Finally the summer holiday is upon me. Which has just done wonders to my energy. Apart from doing some summer cleaning, wardrobe purging, defrosting and piping cleaning I have also sewn my first clothes item in quite a while (apart from another pair of sequin hotpants for a roller derby teammate, more on that some other time).
Way back I talked about African fabrics, and it sure took a while before I put that thought into action. I bought this genuine wax print from Ebay.co.uk and was very impressed with how rich the print is, and it’s just as prominent on both sides. I don’t know how they do that, but I guess the colour must run very deep.
The fabric was stiff before washing, but afterwards it feels like all the residue is gone. I wouldn’t use this fabric for flowing styles, but for pants, straights skirts and fitted dresses I think wax batik fabric would work fine.
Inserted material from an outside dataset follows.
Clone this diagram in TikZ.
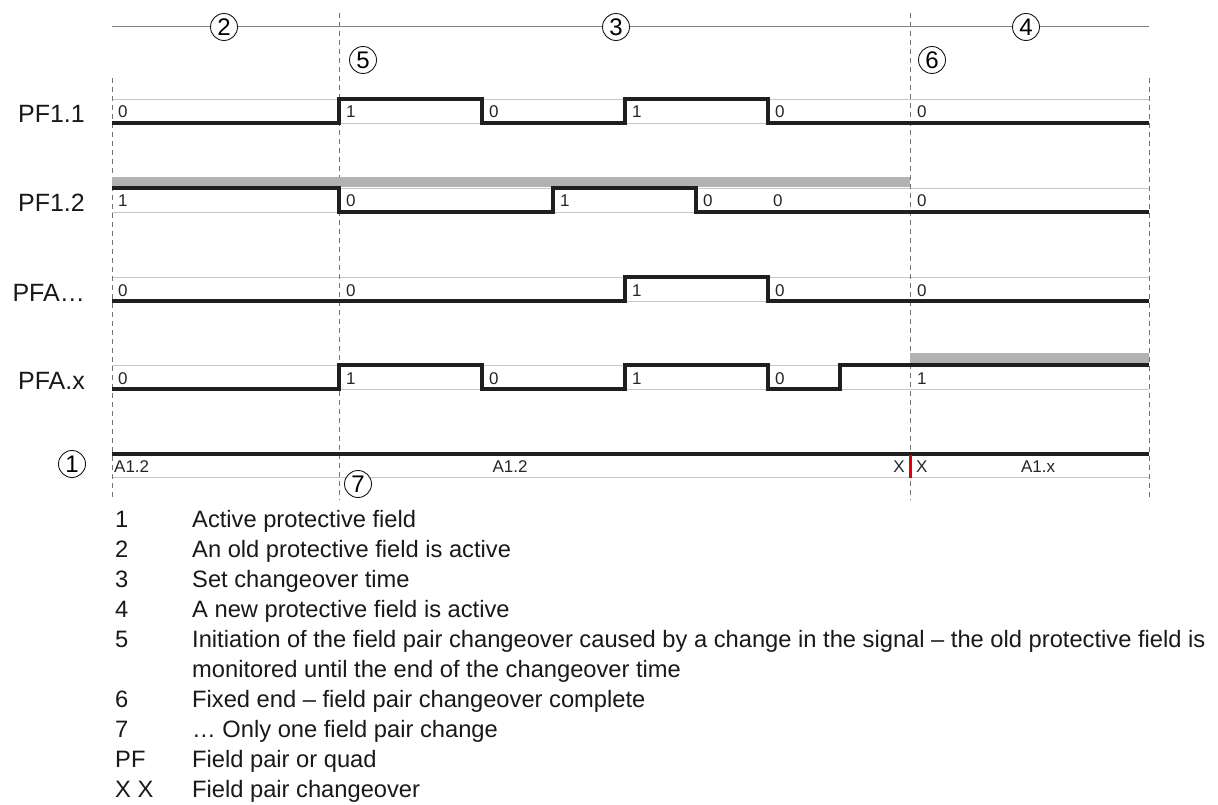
\documentclass[tikz,border=0pt]{standalone}
\usepackage{fontspec}
\setmainfont{Liberation Sans}
\begin{document}
\begin{tikzpicture}[x=1pt,y=-1pt,
 sig/.style={line width=3.2pt, draw=black!88, line join=miter},
 gridln/.style={line width=0.9pt, draw=black!22},
 vdash/.style={line width=0.9pt, draw=black!55, dash pattern=on 5pt off 4pt},
 topline/.style={line width=1pt, draw=black!50},
 band/.style={fill=black!30, draw=none},
 val/.style={font=\fontsize{17}{20}\selectfont, inner sep=0pt, anchor=base west, text=black!85},
 rowlbl/.style={font=\fontsize{25}{30}\selectfont, inner sep=0pt, anchor=base east, text=black!90},
 circ/.style={circle, draw=black!90, line width=0.9pt, fill=white, minimum size=27pt, inner sep=0pt, font=\fontsize{24}{26}\selectfont},
 leg/.style={font=\fontsize{23.7}{30}\selectfont, inner sep=0pt, anchor=base west, text=black!90},
]
\useasboundingbox[fill=white] (0,0) rectangle (1218,805);

% grid lines of the rows
\foreach \hy/\ly in {99/123,188/212,277/301,365/389,454/477}{
  \draw[gridln] (112,\hy) -- (1149,\hy);
  \draw[gridln] (112,\ly) -- (1149,\ly);
}
% time marks
\draw[vdash] (112,78) -- (112,500);
\draw[vdash] (339,13) -- (339,500);
\draw[vdash] (910,13) -- (910,500);
\draw[vdash] (1149,78) -- (1149,500);

% top time line
\draw[topline] (112,27) -- (1149,27);

% grey bands
\fill[band] (112,177) rectangle (910,187);
\fill[band] (910,353) rectangle (1149,363);

% signals
\draw[sig] (112,123) -- (339,123) -- (339,99) -- (482,99) -- (482,123) -- (625,123) -- (625,99) -- (768,99) -- (768,123) -- (1149,123);
\draw[sig] (112,188) -- (339,188) -- (339,212) -- (553,212) -- (553,188) -- (696,188) -- (696,212) -- (1149,212);
\draw[sig] (112,301) -- (625,301) -- (625,277) -- (768,277) -- (768,301) -- (1149,301);
\draw[sig] (112,389) -- (339,389) -- (339,365) -- (482,365) -- (482,389) -- (625,389) -- (625,365) -- (768,365) -- (768,389) -- (840,389) -- (840,365) -- (1149,365);
\draw[sig] (112,454) -- (1149,454);

% red changeover mark
\draw[line width=3pt, draw=red!90!black] (910,455) -- (910,478);

% row labels
\node[rowlbl] (lpf11) at (85,123) {PF1.1};
\node[rowlbl] (lpf12) at (85,212) {PF1.2};
\node[rowlbl] (lpfa) at (85,301) {PFA…};
\node[rowlbl] (lpfx) at (85,389) {PFA.x};

% values PF1.1
\node[val] (a1) at (118,118) {0};
\node[val] (a2) at (346,118) {1};
\node[val] (a3) at (489,118) {0};
\node[val] (a4) at (632,118) {1};
\node[val] (a5) at (775,118) {0};
\node[val] (a6) at (917,118) {0};
% values PF1.2
\node[val] (b1) at (118,207) {1};
\node[val] (b2) at (346,207) {0};
\node[val] (b3) at (560,207) {1};
\node[val] (b4) at (703,207) {0};
\node[val] (b5) at (773,207) {0};
\node[val] (b6) at (917,207) {0};
% values PFA...
\node[val] (c1) at (118,296) {0};
\node[val] (c2) at (346,296) {0};
\node[val] (c3) at (632,296) {1};
\node[val] (c4) at (775,296) {0};
\node[val] (c5) at (917,296) {0};
% values PFA.x
\node[val] (d1) at (118,384) {0};
\node[val] (d2) at (346,384) {1};
\node[val] (d3) at (489,384) {0};
\node[val] (d4) at (632,384) {1};
\node[val] (d5) at (775,384) {0};
\node[val] (d6) at (917,384) {1};
% active field row
\node[val] (e1) at (114,472) {A1.2};
\node[val, anchor=base] (e2) at (510,472) {A1.2};
\node[val, anchor=base east] (e3) at (905,472) {X};
\node[val] (e4) at (916,472) {X};
\node[val, anchor=base] (e5) at (1038,472) {A1.x};

% circled numbers
\node[circ] (n2) at (224,27) {2};
\node[circ] (n3) at (616,27) {3};
\node[circ] (n4) at (1026,27) {4};
\node[circ] (n5) at (363,60) {5};
\node[circ] (n6) at (932,60) {6};
\node[circ] (n1) at (72,464) {1};
\node[circ] (n7) at (358,484) {7};

% legend
\node[leg] (k1) at (115,527) {1};
\node[leg] (t1) at (192,527) {Active protective field};
\node[leg] (k2) at (115,557) {2};
\node[leg] (t2) at (192,557) {An old protective field is active};
\node[leg] (k3) at (115,587) {3};
\node[leg] (t3) at (192,587) {Set changeover time};
\node[leg] (k4) at (115,617) {4};
\node[leg] (t4) at (192,617) {A new protective field is active};
\node[leg] (k5) at (115,647) {5};
\node[leg] (t5) at (192,647) {Initiation of the field pair changeover caused by a change in the signal – the old protective field is};
\node[leg] (t5b) at (192,677) {monitored until the end of the changeover time};
\node[leg] (k6) at (115,707) {6};
\node[leg] (t6) at (192,707) {Fixed end – field pair changeover complete};
\node[leg] (k7) at (115,737) {7};
\node[leg] (t7) at (192,737) {… Only one field pair change};
\node[leg] (k8) at (115,767) {PF};
\node[leg] (t8) at (192,767) {Field pair or quad};
\node[leg] (k9) at (115,797) {X X};
\node[leg] (t9) at (192,797) {Field pair changeover};
\end{tikzpicture}
\end{document}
The pattern is from Burda magazine issue 2010/10. The waist lacks waistband, instead the design calls for facing. But I used grosgrain ribbon and will post a tutorial on that soon. The only thing that didn’t work out perfectly was the side pockets, I never seem to get them to lie flat. Perhaps the issue wasn’t helped by the fact that I forgot to use interfacing, but even when I do I still get the same issue with gaping. And advice would be deeply appreciated.